▶ [DATA]:
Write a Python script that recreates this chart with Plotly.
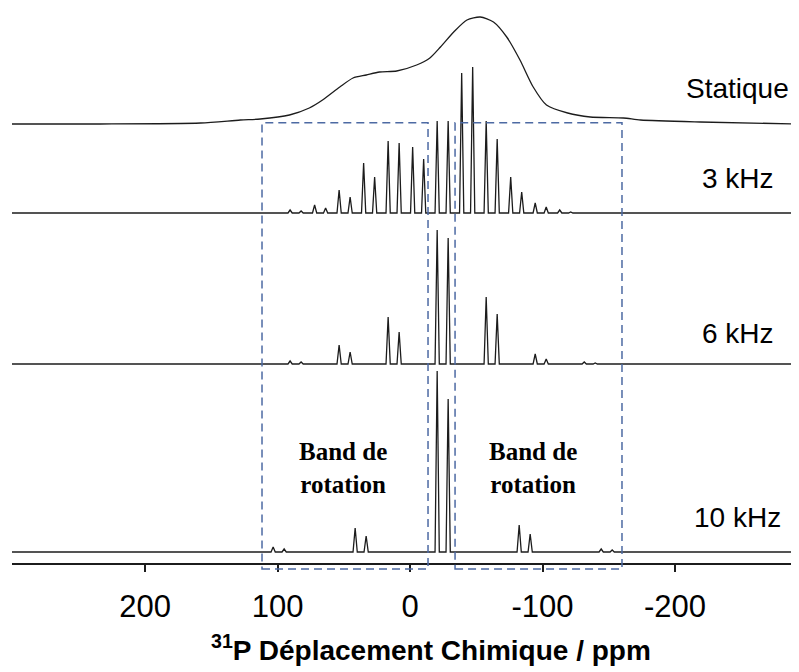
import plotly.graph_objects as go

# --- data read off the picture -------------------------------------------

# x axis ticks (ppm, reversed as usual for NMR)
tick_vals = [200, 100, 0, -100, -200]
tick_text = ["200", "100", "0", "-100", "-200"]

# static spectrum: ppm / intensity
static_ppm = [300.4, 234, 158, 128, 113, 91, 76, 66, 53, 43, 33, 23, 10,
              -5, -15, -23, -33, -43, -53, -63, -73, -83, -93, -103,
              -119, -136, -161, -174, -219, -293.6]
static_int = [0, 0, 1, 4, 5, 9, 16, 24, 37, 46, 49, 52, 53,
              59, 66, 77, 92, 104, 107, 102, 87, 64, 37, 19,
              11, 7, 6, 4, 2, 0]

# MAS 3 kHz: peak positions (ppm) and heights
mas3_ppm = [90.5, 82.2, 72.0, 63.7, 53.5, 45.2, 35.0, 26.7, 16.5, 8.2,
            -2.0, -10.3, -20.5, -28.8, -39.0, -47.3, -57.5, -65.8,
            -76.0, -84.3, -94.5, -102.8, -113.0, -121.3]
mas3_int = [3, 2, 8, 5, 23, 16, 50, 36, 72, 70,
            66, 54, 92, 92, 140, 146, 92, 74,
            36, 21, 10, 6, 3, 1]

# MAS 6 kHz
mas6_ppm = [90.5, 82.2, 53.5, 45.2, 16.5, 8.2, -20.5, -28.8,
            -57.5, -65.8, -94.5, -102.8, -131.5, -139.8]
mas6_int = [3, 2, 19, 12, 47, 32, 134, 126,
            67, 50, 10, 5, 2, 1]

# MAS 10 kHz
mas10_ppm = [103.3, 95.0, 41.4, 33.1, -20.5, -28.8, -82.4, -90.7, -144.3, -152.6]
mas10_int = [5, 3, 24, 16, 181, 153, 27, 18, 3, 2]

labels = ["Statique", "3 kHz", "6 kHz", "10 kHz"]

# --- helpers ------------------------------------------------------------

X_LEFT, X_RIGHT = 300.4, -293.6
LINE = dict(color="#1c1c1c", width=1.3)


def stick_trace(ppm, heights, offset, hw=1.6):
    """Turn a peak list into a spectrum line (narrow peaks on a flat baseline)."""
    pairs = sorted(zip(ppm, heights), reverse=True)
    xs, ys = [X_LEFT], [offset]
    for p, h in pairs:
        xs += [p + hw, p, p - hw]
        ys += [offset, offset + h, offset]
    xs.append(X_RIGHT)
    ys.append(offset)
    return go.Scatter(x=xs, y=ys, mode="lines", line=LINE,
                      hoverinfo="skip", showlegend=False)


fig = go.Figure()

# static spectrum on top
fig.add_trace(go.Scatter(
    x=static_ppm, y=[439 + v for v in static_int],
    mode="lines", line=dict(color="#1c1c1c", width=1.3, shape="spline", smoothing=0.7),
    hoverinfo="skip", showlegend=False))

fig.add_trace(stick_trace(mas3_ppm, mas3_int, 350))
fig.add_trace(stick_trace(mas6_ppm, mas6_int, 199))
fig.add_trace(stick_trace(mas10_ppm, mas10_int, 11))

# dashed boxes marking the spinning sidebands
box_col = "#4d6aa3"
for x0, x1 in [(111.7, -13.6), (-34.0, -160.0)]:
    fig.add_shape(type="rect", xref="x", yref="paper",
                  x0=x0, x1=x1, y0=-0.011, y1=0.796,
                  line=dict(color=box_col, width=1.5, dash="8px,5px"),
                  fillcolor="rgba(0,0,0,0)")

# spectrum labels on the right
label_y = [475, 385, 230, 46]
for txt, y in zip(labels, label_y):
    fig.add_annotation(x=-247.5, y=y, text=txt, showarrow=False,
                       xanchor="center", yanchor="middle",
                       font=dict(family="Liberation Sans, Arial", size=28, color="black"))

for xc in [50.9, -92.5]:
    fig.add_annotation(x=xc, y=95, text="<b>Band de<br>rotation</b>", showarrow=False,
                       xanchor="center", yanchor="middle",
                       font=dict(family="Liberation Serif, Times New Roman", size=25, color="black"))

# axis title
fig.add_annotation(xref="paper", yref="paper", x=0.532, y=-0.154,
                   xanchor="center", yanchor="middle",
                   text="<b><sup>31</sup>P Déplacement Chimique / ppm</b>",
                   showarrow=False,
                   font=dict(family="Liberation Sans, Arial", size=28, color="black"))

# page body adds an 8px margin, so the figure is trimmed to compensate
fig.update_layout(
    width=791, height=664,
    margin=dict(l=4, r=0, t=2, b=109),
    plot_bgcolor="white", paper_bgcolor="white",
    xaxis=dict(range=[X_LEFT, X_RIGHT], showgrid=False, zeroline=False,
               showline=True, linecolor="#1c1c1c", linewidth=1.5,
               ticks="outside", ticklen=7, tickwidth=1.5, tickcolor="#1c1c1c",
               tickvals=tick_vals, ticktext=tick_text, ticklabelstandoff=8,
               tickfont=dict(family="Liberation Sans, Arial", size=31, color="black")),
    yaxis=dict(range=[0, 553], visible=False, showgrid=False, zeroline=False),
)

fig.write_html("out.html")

▶ [YOUR GOAL]: From the first line above to the line containing "# --- data read", repeat each line exactly. Pictures stay out.

▶ [ANSWER TO THIS TASK]:
Write a Python script that recreates this chart with Plotly.
import plotly.graph_objects as go

# --- data read off the picture -------------------------------------------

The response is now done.